Both FTX and Alameda lacked vigilant regulatory oversight, and the exchange’s decision to incorporate in the Bahamas made it subject to regulations that are different than those of the US, where there are strict rules on the handling of customer accounts. So it was false to suggest it was exposed to more regulation than any other exchange. Though FTX US fell under the purview of regulators, crypto investors lack many of the protections they take for granted in savings accounts or even on stock exchanges. Now employees and customers with assets on its platform don’t know if they’ll ever get their money back.

On company auditors

Bankman-Fried: “We are audited. We have financial audits, both for FTX US and FTX International. Each year. We have regulatory oversight, again, from a number of the largest jurisdictions in the world.”
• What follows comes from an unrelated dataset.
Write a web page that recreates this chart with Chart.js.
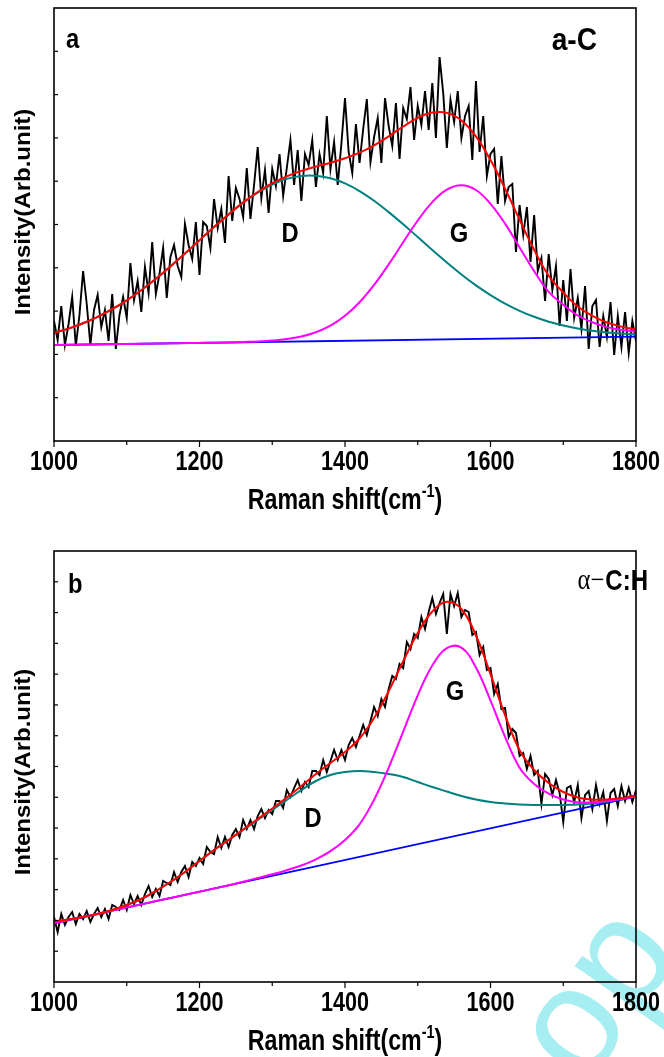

Only portions of Bankman-Fried’s empire were audited, and the quality of those has been cast into doubt. While bankruptcy filings show FTX had been audited, Ray, the company’s new court-appointed CEO, said he had “substantial concerns as to the information presented in the financial statements.” One of the auditors, Prager Metis, describes itself as the “first-ever CPA firm to officially open its Metaverse headquarters” in the platform Decentraland. “I do not believe it appropriate for stakeholders or the Court to rely on the audited financial statements as a reliable indication of the financial circumstances” of the companies, the filing concludes. 

On leadership

Ellison: “I think he’s an amazing leader, obviously, and that’s kind of the thing that first drew me to Alameda and I think that’s why both Alameda and FTX have kind of succeeded thus far.”

“I’m excited to see what he continues to do with FTX. And in the crypto space more broadly.”

Bankman-Fried stepped down from his role as CEO and his company’s collapse is drawing comparisons with the infamous downfalls of Enron and Lehman Brothers. American and Bahamian authorities have discussed the possibility of bringing him to the US for questioning.